DATA EXTRACT start

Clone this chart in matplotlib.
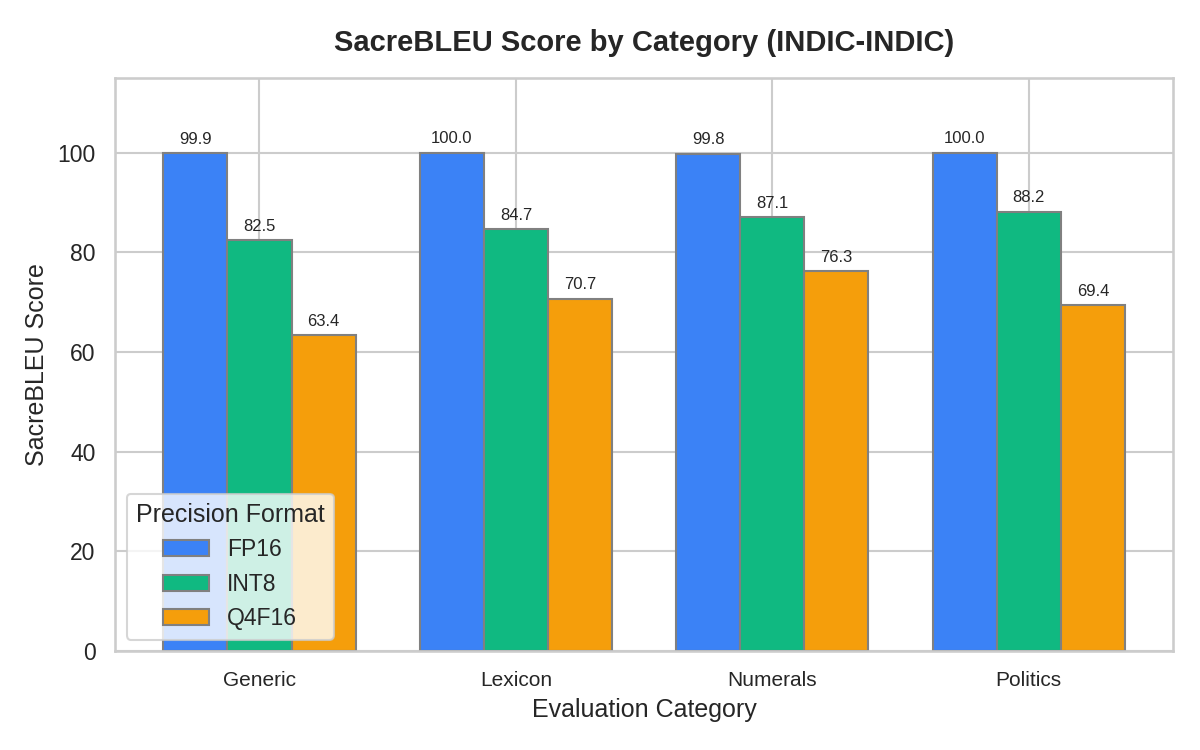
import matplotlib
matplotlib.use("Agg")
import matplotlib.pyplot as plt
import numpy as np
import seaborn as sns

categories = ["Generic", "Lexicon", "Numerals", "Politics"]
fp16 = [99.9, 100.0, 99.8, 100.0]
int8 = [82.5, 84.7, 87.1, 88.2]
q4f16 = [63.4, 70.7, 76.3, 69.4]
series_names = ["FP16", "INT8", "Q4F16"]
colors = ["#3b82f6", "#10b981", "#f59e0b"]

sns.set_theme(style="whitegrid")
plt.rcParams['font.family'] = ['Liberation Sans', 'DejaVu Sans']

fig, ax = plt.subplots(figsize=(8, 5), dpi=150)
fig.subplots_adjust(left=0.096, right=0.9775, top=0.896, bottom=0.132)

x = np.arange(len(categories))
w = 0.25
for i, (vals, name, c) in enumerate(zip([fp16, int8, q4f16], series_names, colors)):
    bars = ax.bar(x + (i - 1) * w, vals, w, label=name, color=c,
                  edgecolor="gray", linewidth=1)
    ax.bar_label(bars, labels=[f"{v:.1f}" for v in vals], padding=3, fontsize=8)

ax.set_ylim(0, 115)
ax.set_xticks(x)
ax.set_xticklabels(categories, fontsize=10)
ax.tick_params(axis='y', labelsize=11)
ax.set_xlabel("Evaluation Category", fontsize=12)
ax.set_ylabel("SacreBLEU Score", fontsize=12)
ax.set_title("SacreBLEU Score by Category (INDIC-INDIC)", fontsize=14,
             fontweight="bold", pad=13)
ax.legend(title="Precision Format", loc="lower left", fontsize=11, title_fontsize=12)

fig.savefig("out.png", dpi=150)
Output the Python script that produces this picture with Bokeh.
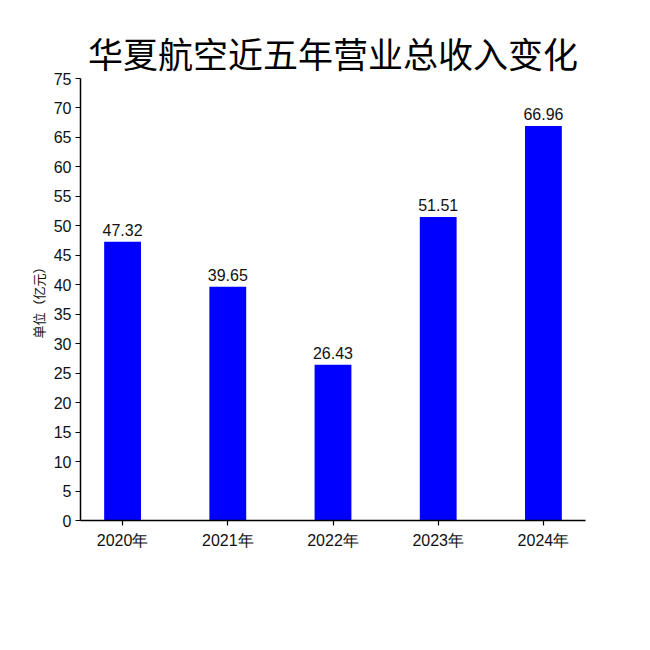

DATA EXTRACT end

■ GOAL ■
From start to finish, output the listing exactly, but omit its pictures.

■ OUTPUT FOR THIS EXERCISE ■
Clone this chart in matplotlib.
import matplotlib
matplotlib.use("Agg")
import matplotlib.pyplot as plt
import numpy as np
import seaborn as sns

categories = ["Generic", "Lexicon", "Numerals", "Politics"]
fp16 = [99.9, 100.0, 99.8, 100.0]
int8 = [82.5, 84.7, 87.1, 88.2]
q4f16 = [63.4, 70.7, 76.3, 69.4]
series_names = ["FP16", "INT8", "Q4F16"]
colors = ["#3b82f6", "#10b981", "#f59e0b"]

sns.set_theme(style="whitegrid")
plt.rcParams['font.family'] = ['Liberation Sans', 'DejaVu Sans']

fig, ax = plt.subplots(figsize=(8, 5), dpi=150)
fig.subplots_adjust(left=0.096, right=0.9775, top=0.896, bottom=0.132)

x = np.arange(len(categories))
w = 0.25
for i, (vals, name, c) in enumerate(zip([fp16, int8, q4f16], series_names, colors)):
    bars = ax.bar(x + (i - 1) * w, vals, w, label=name, color=c,
                  edgecolor="gray", linewidth=1)
    ax.bar_label(bars, labels=[f"{v:.1f}" for v in vals], padding=3, fontsize=8)

ax.set_ylim(0, 115)
ax.set_xticks(x)
ax.set_xticklabels(categories, fontsize=10)
ax.tick_params(axis='y', labelsize=11)
ax.set_xlabel("Evaluation Category", fontsize=12)
ax.set_ylabel("SacreBLEU Score", fontsize=12)
ax.set_title("SacreBLEU Score by Category (INDIC-INDIC)", fontsize=14,
             fontweight="bold", pad=13)
ax.legend(title="Precision Format", loc="lower left", fontsize=11, title_fontsize=12)

fig.savefig("out.png", dpi=150)
Output the Python script that produces this picture with Bokeh.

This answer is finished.